Thursday, May 14, 2009
Car tags going up anyway
By SUE WATSON
The settlement of the additional 50 cents a pack sales tax on cigarettes in the Mississippi Legislature last week and the expected signature of the governor on the bill won’t reinstate all the savings motorists have been getting from the Legislative Tag Credit.
Mississippi’s cigarette tax would go from 18 cents to 68 cents a pack.
“The car tags are still going up,” said Betty Byrd, Marshall County tax collector. “The State Tax Commission set the Legislative reimbursement credit back from 5.5 percent of the assessed value of a vehicle to 3 percent.”
Byrd said most vehicle owners have not noticed, but the rate changes almost every year.
“The 3 percent is the lowest it has ever been,” she said. “I was hoping they would leave it at 5.5 percent.”
The greater the percentage the Legislature sets the rate, the more the state reimburses counties for a motor vehicle tag and that means the vehicle owner pays less for the tag. This year 2009 owners will pay a greater portion of their car tag bill since the state has decided to pay less of it.
“I was hoping they would leave it at 5.5 percent, but this year the State Tax Commission recommended 3 percent and the Legislature signed it into law.”
The highest the rate has ever been is 6 percent, Byrd said. And she expects the Legislature to raise the rate back up next year.
So even though the Legislature raised the sales tax on a package of cigarettes, and a portion of that tax will go to the Legislative Tag Credit, drivers will pay a greater portion of their car tag bill after July 1, 2009, than they did last year.
Byrd provided some examples to help explain how much more a vehicle owner can expect to pay on tags this year if the owner lives in Holly Springs. Those who live outside the city but pay city school taxes would pay slightly less for their tags and those who live in the county and pay county school taxes would pay the least for the same vehicle.
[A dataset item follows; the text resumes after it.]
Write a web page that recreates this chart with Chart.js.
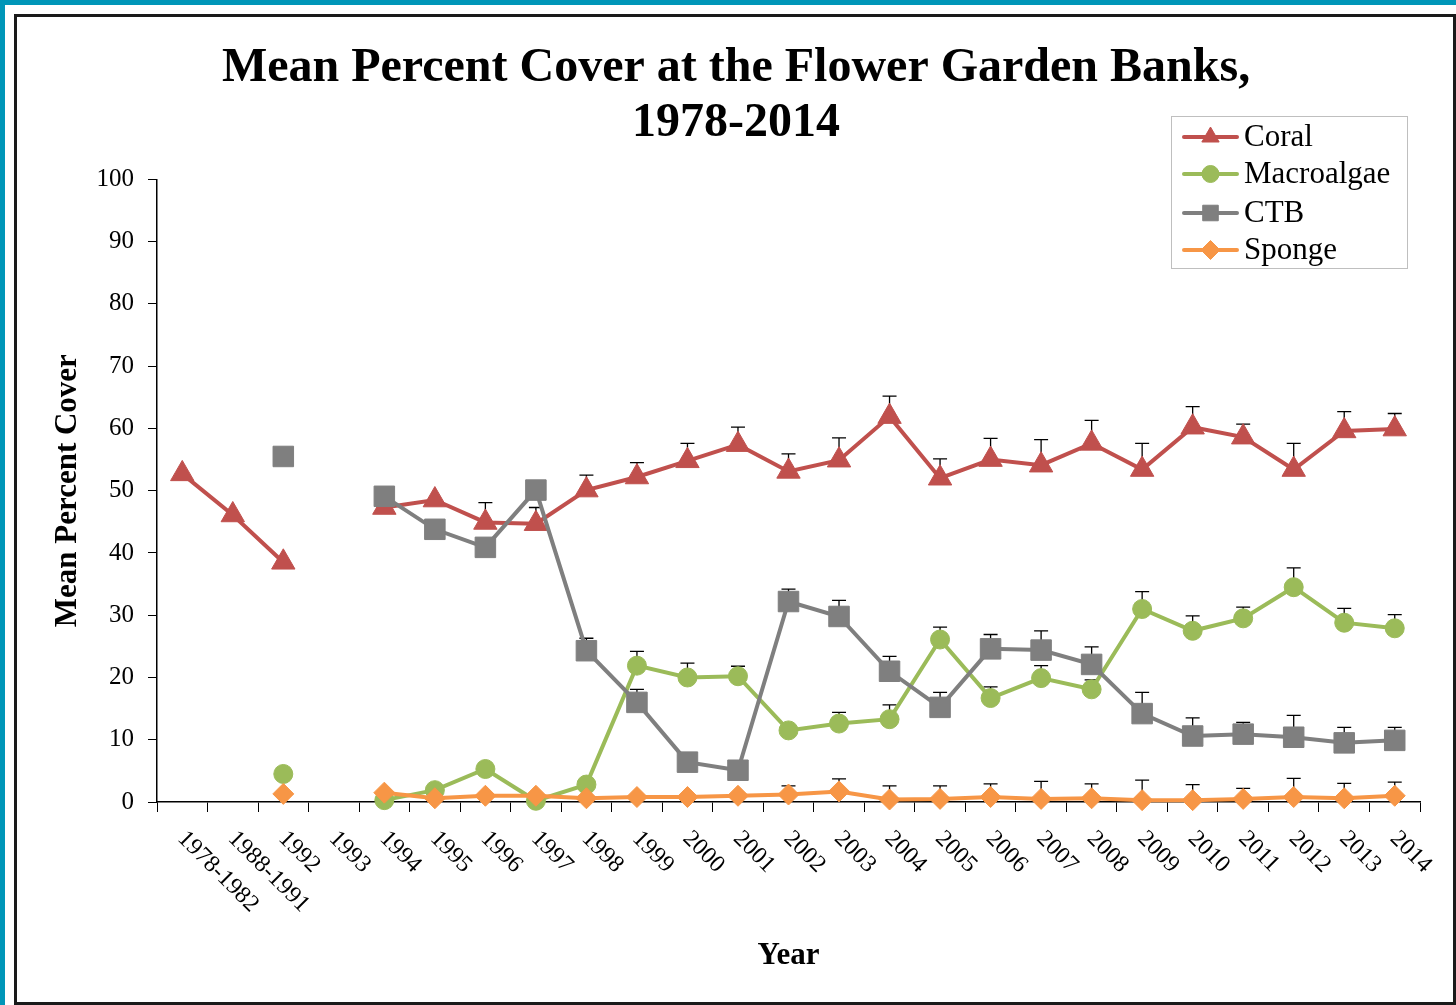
<!DOCTYPE html>
<html><head><meta charset="utf-8">
<script src="https://cdn.jsdelivr.net/npm/chart.js@4.4.0/dist/chart.umd.min.js"></script>
<style>
html,body{margin:0;padding:0;background:#fff;}
body{width:1456px;height:1005px;position:relative;overflow:hidden;}
#teal{position:absolute;left:0;top:0;width:1456px;height:1005px;border-top:5px solid #0096B8;border-left:5px solid #0096B8;box-sizing:border-box;}
#frame{position:absolute;left:14px;top:14px;width:1442px;height:991px;border:3px solid #1a1a1a;box-sizing:border-box;background:#fff;}
#c{position:absolute;left:17px;top:17px;}
</style></head><body>
<div id="teal"></div><div id="frame"></div>
<canvas id="c" width="1436" height="985"></canvas>
<script>
const categories = ['1978-1982','1988-1991','1992','1993','1994','1995','1996','1997','1998','1999','2000','2001','2002','2003','2004','2005','2006','2007','2008','2009','2010','2011','2012','2013','2014'];
const coral = [52.7,46.1,38.5,null,47.3,48.5,44.9,44.7,50.1,52.2,54.8,57.4,53.1,54.9,61.9,52.0,55.0,54.1,57.6,53.4,60.2,58.6,53.4,59.6,59.9];
const coralErrTop = [null,null,null,null,null,null,48.1,47.3,52.5,54.5,57.6,60.2,55.9,58.5,65.2,55.1,58.4,58.2,61.3,57.6,63.5,60.7,57.6,62.7,62.4];
const macroalgae = [null,null,4.5,null,0.3,1.9,5.3,0.2,2.8,21.9,20.0,20.2,11.5,12.6,13.3,26.1,16.7,19.9,18.1,31.0,27.5,29.5,34.5,28.8,27.9];
const macroalgaeErrTop = [null,null,null,null,null,null,null,null,null,24.2,22.3,21.8,null,14.4,15.6,28.1,18.5,21.9,19.6,33.8,29.9,31.3,37.6,31.1,30.1];
const ctb = [null,null,55.5,null,49.1,43.8,40.9,50.1,24.3,16.0,6.4,5.1,32.2,29.8,21.0,15.2,24.6,24.4,22.1,14.2,10.6,10.9,10.4,9.5,9.9];
const ctbErrTop = [null,null,null,null,null,null,null,null,26.3,18.1,null,null,34.2,32.4,23.4,17.6,26.9,27.5,24.9,17.6,13.5,12.8,13.9,12.0,12.0];
const sponge = [null,null,1.3,null,1.5,0.6,1.0,1.0,0.6,0.8,0.8,1.0,1.2,1.7,0.4,0.5,0.8,0.5,0.6,0.3,0.3,0.5,0.8,0.6,1.0];
const spongeErrTop = [null,null,null,null,null,null,null,null,null,null,null,null,2.6,3.7,2.6,2.6,2.9,3.3,2.9,3.5,2.8,2.2,3.8,3.0,3.2];
const yTicks = [0,10,20,30,40,50,60,70,80,90,100];

const SERIF = '"Liberation Serif", "Times New Roman", serif';
const COL = {coral:'#C0504D', macro:'#9BBB59', ctb:'#7F7F7F', sponge:'#F79646'};

function ds(label, data, err, color, style, r, order){
  return {label, data, errTop: err, borderColor: color, backgroundColor: color,
    pointBackgroundColor: color, pointBorderColor: color, pointBorderWidth: 1,
    borderWidth: 4, pointStyle: style, pointRadius: r, pointHoverRadius: r,
    spanGaps: false, tension: 0, order, clip: false,
    legendStyle: style};
}

const titleShiftPlugin = {
  id: 'titleshift',
  afterLayout(chart){
    if (chart.titleBlock) { chart.titleBlock.right += 35; chart.titleBlock.width += 35; }
  }
};

const errorBarPlugin = {
  id: 'errbars',
  beforeDatasetsDraw(chart){
    const ctx = chart.ctx, xs = chart.scales.x, ys = chart.scales.y;
    ctx.save();
    ctx.strokeStyle = '#000'; ctx.lineWidth = 1.3;
    chart.data.datasets.forEach(d => {
      (d.errTop || []).forEach((e, i) => {
        if (e == null || d.data[i] == null) return;
        const x = xs.getPixelForValue(i);
        const y0 = ys.getPixelForValue(d.data[i]);
        const y1 = ys.getPixelForValue(e);
        ctx.beginPath();
        ctx.moveTo(x, y0); ctx.lineTo(x, y1);
        ctx.moveTo(x - 7, y1); ctx.lineTo(x + 7, y1);
        ctx.stroke();
      });
    });
    ctx.restore();
  }
};

const xLabelPlugin = {
  id: 'xlabels',
  afterDraw(chart){
    const ctx = chart.ctx, xs = chart.scales.x;
    ctx.save();
    ctx.font = '24px ' + SERIF; ctx.fillStyle = '#000';
    ctx.textAlign = 'left'; ctx.textBaseline = 'middle';
    categories.forEach((lab, i) => {
      const px = xs.getPixelForValue(i);
      ctx.save();
      ctx.translate(px - 1, xs.top + 33);
      ctx.rotate(Math.PI / 4);
      ctx.fillText(lab, 0, 0);
      ctx.restore();
    });
    ctx.restore();
  }
};

const legendPlugin = {
  id: 'boxlegend',
  afterDraw(chart){
    const ctx = chart.ctx;
    const lx = 1154, ly = 99, lw = 236, lh = 152;
    ctx.save();
    ctx.fillStyle = '#fff'; ctx.fillRect(lx, ly, lw, lh);
    ctx.strokeStyle = '#BFBFBF'; ctx.lineWidth = 1;
    ctx.strokeRect(lx + 0.5, ly + 0.5, lw, lh);
    const rows = [120, 157, 196, 233];
    const radii = {triangle: 10, circle: 8.5, rect: 11, rectRot: 9.5};
    chart.data.datasets.forEach((d, k) => {
      const y = rows[k];
      ctx.strokeStyle = d.borderColor; ctx.lineWidth = 4; ctx.lineCap = 'round';
      ctx.beginPath(); ctx.moveTo(1167, y); ctx.lineTo(1220, y); ctx.stroke();
      ctx.lineCap = 'butt';
      ctx.fillStyle = d.borderColor; ctx.strokeStyle = d.borderColor; ctx.lineWidth = 1;
      Chart.helpers.drawPoint(ctx, {pointStyle: d.legendStyle, radius: radii[d.legendStyle], borderWidth: 1, rotation: 0}, 1193.5, y);
      ctx.fillStyle = '#000'; ctx.font = '31px ' + SERIF;
      ctx.textAlign = 'left'; ctx.textBaseline = 'middle';
      ctx.fillText(d.label, 1227, y + 1);
    });
    ctx.restore();
  }
};

new Chart(document.getElementById('c'), {
  type: 'line',
  data: {
    labels: categories,
    datasets: [
      ds('Coral', coral, coralErrTop, COL.coral, 'triangle', 13.5, 4),
      ds('Macroalgae', macroalgae, macroalgaeErrTop, COL.macro, 'circle', 9.5, 3),
      ds('CTB', ctb, ctbErrTop, COL.ctb, 'rect', 14.5, 2),
      ds('Sponge', sponge, spongeErrTop, COL.sponge, 'rectRot', 10.5, 1)
    ]
  },
  options: {
    responsive: false, animation: false, devicePixelRatio: 1,
    layout: {padding: {left: 0, right: 33, top: 0, bottom: 0}},
    plugins: {
      legend: {display: false},
      tooltip: {enabled: false},
      title: {display: true, text: ['Mean Percent Cover at the Flower Garden Banks,', '1978-2014'],
        color: '#000', font: {family: SERIF, size: 48, weight: 'bold', lineHeight: 1.15},
        padding: {top: 24, bottom: 28}}
    },
    scales: {
      x: {
        type: 'category', offset: true,
        grid: {offset: true, drawOnChartArea: false, drawTicks: true, tickLength: 10, color: '#000', lineWidth: 1},
        border: {display: true, color: '#000', width: 1.5},
        ticks: {display: false},
        title: {display: true, text: 'Year', color: '#000', font: {family: SERIF, size: 31, weight: 'bold'}, padding: {top: 0, bottom: 27}},
        afterFit: s => { s.height = 200; }
      },
      y: {
        min: 0, max: 100,
        afterBuildTicks: s => { s.ticks = yTicks.map(v => ({value: v})); },
        ticks: {color: '#000', font: {family: SERIF, size: 25}, padding: 14},
        grid: {drawOnChartArea: false, drawTicks: true, tickLength: 9, color: '#000', lineWidth: 1},
        border: {display: true, color: '#000', width: 1.5},
        title: {display: true, text: 'Mean Percent Cover', color: '#000', font: {family: SERIF, size: 31, weight: 'bold'}, padding: {top: 32, bottom: 0}},
        afterFit: s => { s.width = 140; }
      }
    }
  },
  plugins: [titleShiftPlugin, errorBarPlugin, xLabelPlugin, legendPlugin]
});
</script>
</body></html>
A 2008 Chevy Impala valued by the state at $16,803 would be assessed at 5,046. Without the Legislative tag credit the tag would cost the owner $804.62 and under the old 5.5 percent tag credit rate the owner would have paid only $527.09. The same vehicle under the new rate of 3 percent will cost the owner $653.24 - or $126.15 more.
A 2004 Toyota pickup is valued by the state at $3,863 and with the tag credit under the 5.5 percent rate, the owner would pay $196.97 but only $133.61 with the tag credit. With the 3 percent tag credit rate to be applied after July 1, the cost of the tag for the 2004 Toyota will be $162.41 or $28.80 more than at the 5 percent rate.
A 1998 Ford Crown Victoria, a 10-year-old vehicle, would be assessed in value by the state $333.00. Under the old 5.5 percent tag credit rate the owner would pay $37.62 but with the reduced tag credit rate of 3 percent, the owner will pay $40.12.
Byrd said the tag credits help those who drive new or expensive luxury cars and pay more in car tags. Individuals who own old vehicles are affected least by the change in the tag credit rate because they are paying the least or very least for their tag already. Approximately 3,500 tags (or registration stickers) are purchased at the tax collector's office each month.
Besides the 5 percent sales tax on new cars and on casual car sales that provides a revenue stream for the Legislative Tag Credit Fund, the cigarette tax increase will help add more revenue into this fund, Byrd said.
Figures released by Gov. Haley Barbour last week in his budget recommendation included an anticipated $106 million in revenue from the cigarette tax increase. Only a portion of the revenue raised from the increased cigarette tax will go to the Legislative Tag Credit Fund.